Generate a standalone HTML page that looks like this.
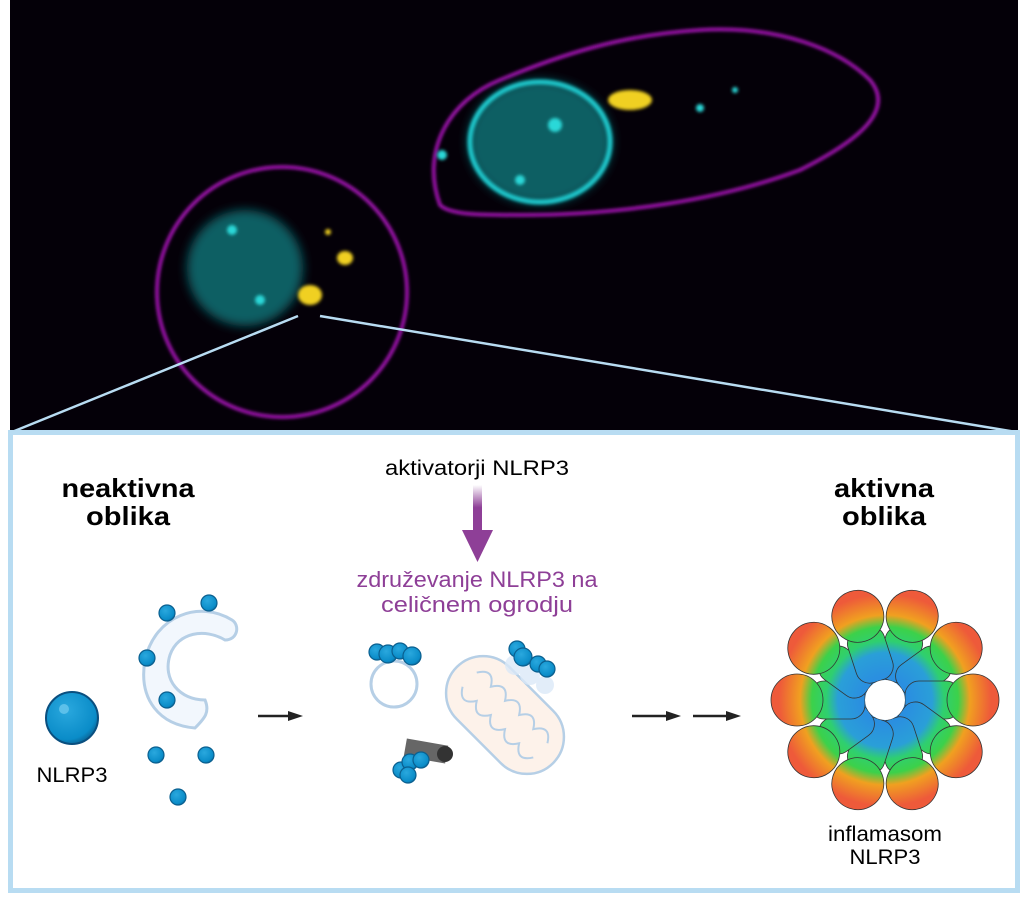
<!DOCTYPE html>
<html><head><meta charset="utf-8"><style>
html,body{margin:0;padding:0;background:#fff;}
svg{display:block;}
text{font-family:"Liberation Sans",sans-serif;}
</style></head><body>
<svg width="1024" height="898" viewBox="0 0 1024 898" xmlns="http://www.w3.org/2000/svg">
<defs>
<radialGradient id="inf" gradientUnits="userSpaceOnUse" cx="885" cy="700" r="118">
<stop offset="0.2" stop-color="#2a8fe0"/>
<stop offset="0.4" stop-color="#2a9fd8"/>
<stop offset="0.5" stop-color="#2fcf70"/>
<stop offset="0.62" stop-color="#3cd14a"/>
<stop offset="0.72" stop-color="#f0a020"/>
<stop offset="0.9" stop-color="#ee5a3a"/>
</radialGradient>
<radialGradient id="ball" cx="0.4" cy="0.35" r="0.7">
<stop offset="0" stop-color="#2aa8de"/><stop offset="0.8" stop-color="#0a8cc8"/><stop offset="1" stop-color="#0a5f8f"/>
</radialGradient>
<linearGradient id="arr" x1="0" y1="0" x2="0" y2="1">
<stop offset="0" stop-color="#8e3f97" stop-opacity="0"/><stop offset="0.5" stop-color="#8e3f97"/>
</linearGradient>
<filter id="bl"><feGaussianBlur stdDeviation="1.5"/></filter>
<filter id="bl2"><feGaussianBlur stdDeviation="5"/></filter>
</defs>
<rect x="10" y="0" width="1008" height="432" fill="#040008"/>
<g filter="url(#bl)" fill="none" stroke="#a818b8" stroke-width="3.5">
<path d="M440,205 C420,150 450,100 500,80 C560,55 620,35 700,30 C780,25 840,50 870,80 C895,110 860,140 800,170 C720,200 620,215 520,215 C480,215 450,215 440,205 Z"/>
<circle cx="282" cy="292" r="125"/>
</g>
<g filter="url(#bl2)">
<ellipse cx="540" cy="142" rx="72" ry="62" fill="#0d5e64"/>
<ellipse cx="245" cy="268" rx="58" ry="58" fill="#0d5e64"/>
</g>
<g filter="url(#bl)" fill="none" stroke="#1fc8cc" stroke-width="5">
<ellipse cx="540" cy="142" rx="70" ry="60"/>
</g>
<g filter="url(#bl)" fill="#2ad8d8">
<circle cx="555" cy="125" r="7"/><circle cx="520" cy="180" r="5"/><circle cx="232" cy="230" r="5"/><circle cx="260" cy="300" r="5"/><circle cx="442" cy="155" r="5"/>
<circle cx="700" cy="108" r="4"/><circle cx="735" cy="90" r="3"/>
</g>
<g filter="url(#bl)" fill="#f0d020">
<ellipse cx="630" cy="100" rx="22" ry="10"/><ellipse cx="345" cy="258" rx="8" ry="7"/><ellipse cx="310" cy="295" rx="12" ry="10"/><circle cx="328" cy="232" r="3"/>
</g>
<line x1="12" y1="432" x2="298" y2="316" stroke="#b8dcf2" stroke-width="2.5"/>
<line x1="1016" y1="432" x2="320" y2="316" stroke="#b8dcf2" stroke-width="2.5"/>
<rect x="10.5" y="432.5" width="1007" height="458" fill="#fff" stroke="#b8dcf2" stroke-width="5"/>
<text x="128" y="497" font-size="26" font-weight="bold" text-anchor="middle" textLength="133" lengthAdjust="spacingAndGlyphs">neaktivna</text>
<text x="128" y="525" font-size="26" font-weight="bold" text-anchor="middle" textLength="84" lengthAdjust="spacingAndGlyphs">oblika</text>
<text x="884" y="497" font-size="26" font-weight="bold" text-anchor="middle" textLength="100" lengthAdjust="spacingAndGlyphs">aktivna</text>
<text x="884" y="525" font-size="26" font-weight="bold" text-anchor="middle" textLength="84" lengthAdjust="spacingAndGlyphs">oblika</text>
<text x="477" y="475" font-size="21" text-anchor="middle" textLength="184" lengthAdjust="spacingAndGlyphs">aktivatorji NLRP3</text>
<rect x="473" y="485" width="9" height="45" fill="url(#arr)"/>
<polygon points="462,530 493,530 477.5,562" fill="#8e3f97"/>
<text x="477" y="587" font-size="22" fill="#8e3f97" text-anchor="middle" textLength="241" lengthAdjust="spacingAndGlyphs">združevanje NLRP3 na</text>
<text x="477" y="612" font-size="22" fill="#8e3f97" text-anchor="middle" textLength="192" lengthAdjust="spacingAndGlyphs">celičnem ogrodju</text>
<text x="72" y="782" font-size="21" text-anchor="middle" textLength="71" lengthAdjust="spacingAndGlyphs">NLRP3</text>
<text x="885" y="841" font-size="21" text-anchor="middle" textLength="114" lengthAdjust="spacingAndGlyphs">inflamasom</text>
<text x="885" y="864" font-size="21" text-anchor="middle" textLength="71" lengthAdjust="spacingAndGlyphs">NLRP3</text>
<circle cx="72" cy="718" r="26" fill="url(#ball)" stroke="#0a4f7f" stroke-width="2"/>
<circle cx="64" cy="709" r="5" fill="#5cc0ea"/>
<path d="M232,620 C200,600 155,615 145,660 C138,700 160,725 195,728 C205,718 210,712 205,700 C180,700 162,680 170,655 C178,632 205,628 225,640 C238,640 240,625 232,620 Z" fill="#f2f7fd" stroke="#b6cfe6" stroke-width="3"/>
<g fill="url(#ball)" stroke="#0a5f8f" stroke-width="1.2">
<circle cx="167" cy="613" r="8"/><circle cx="209" cy="603" r="8"/><circle cx="147" cy="658" r="8"/><circle cx="167" cy="700" r="8"/>
<circle cx="156" cy="755" r="8"/><circle cx="206" cy="755" r="8"/><circle cx="178" cy="797" r="8"/>
</g>
<g stroke="#222" stroke-width="2.5"><line x1="258" y1="716" x2="290" y2="716"/><line x1="632" y1="716" x2="668" y2="716"/><line x1="693" y1="716" x2="728" y2="716"/></g>
<g fill="#222"><polygon points="288,711 303,716 288,721"/><polygon points="666,711 681,716 666,721"/><polygon points="726,711 741,716 726,721"/></g>
<circle cx="394" cy="684" r="23" fill="#fff" stroke="#b6cfe6" stroke-width="3"/>
<g transform="rotate(45 505 715)">
<rect x="437" y="678" width="136" height="74" rx="37" fill="#fdf2ea" stroke="#b6cfe6" stroke-width="2.5"/>
<path d="M455,705 q10,-16 20,0 q10,-16 20,0 q10,-16 20,0 q10,-16 20,0 q10,-16 20,0 M455,725 q10,16 20,0 q10,16 20,0 q10,16 20,0 q10,16 20,0 q10,16 20,0" fill="none" stroke="#b6cfe6" stroke-width="2"/>
</g>
<g fill="#dbe9f8" opacity="0.8"><circle cx="515" cy="665" r="10"/><circle cx="530" cy="675" r="10"/><circle cx="545" cy="685" r="9"/></g>
<rect x="405" y="742" width="42" height="18" fill="#666" transform="rotate(10 426 751)"/>
<circle cx="445" cy="754" r="8" fill="#333"/>
<g fill="url(#ball)" stroke="#0a5f8f" stroke-width="1.2">
<circle cx="377" cy="652" r="8"/><circle cx="388" cy="654" r="9"/><circle cx="400" cy="651" r="8"/><circle cx="412" cy="656" r="9"/>
<circle cx="517" cy="649" r="8"/><circle cx="523" cy="657" r="9"/><circle cx="538" cy="664" r="8"/><circle cx="547" cy="669" r="8"/>
<circle cx="401" cy="770" r="8"/><circle cx="410" cy="762" r="8"/><circle cx="421" cy="760" r="8"/><circle cx="408" cy="775" r="8"/>
</g>
<g fill="url(#inf)" stroke="#333" stroke-width="0.8">
<circle cx="885" cy="700" r="52"/>
<g id="arm">
<rect x="866" y="625" width="38" height="55" rx="14" transform="rotate(18 885 700)"/>
<circle cx="885" cy="612" r="26" transform="rotate(18 885 700)"/>
</g>
<use href="#arm" transform="rotate(36 885 700)"/><use href="#arm" transform="rotate(72 885 700)"/><use href="#arm" transform="rotate(108 885 700)"/><use href="#arm" transform="rotate(144 885 700)"/><use href="#arm" transform="rotate(180 885 700)"/><use href="#arm" transform="rotate(216 885 700)"/><use href="#arm" transform="rotate(252 885 700)"/><use href="#arm" transform="rotate(288 885 700)"/><use href="#arm" transform="rotate(324 885 700)"/>
</g>
<circle cx="885" cy="700" r="20" fill="#fff"/>
</svg>
</body></html>
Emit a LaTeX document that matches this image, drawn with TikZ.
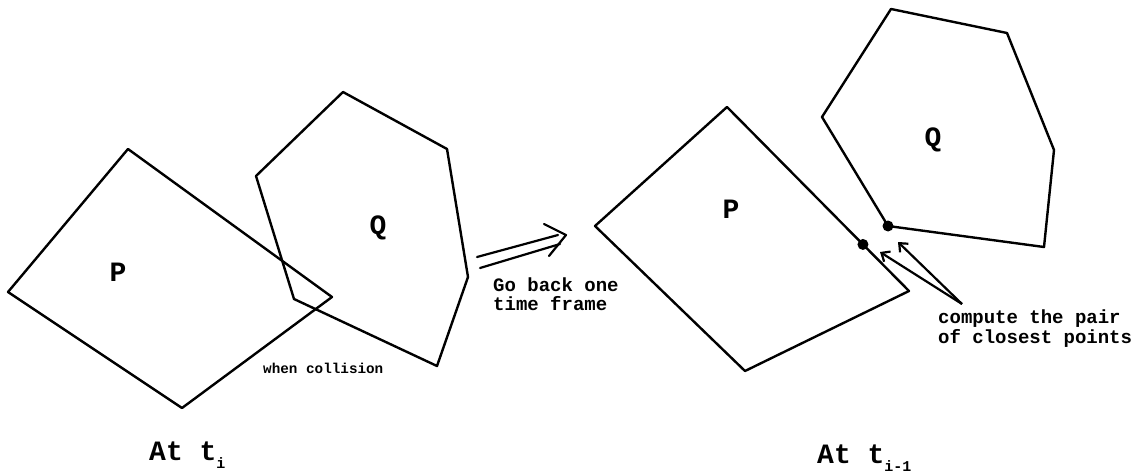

Do this → Search the data above for lines holding "that" and copy each of them.

Response to this task →
Generate a standalone HTML page that looks like this.
Emit a LaTeX document that matches this image, drawn with TikZ.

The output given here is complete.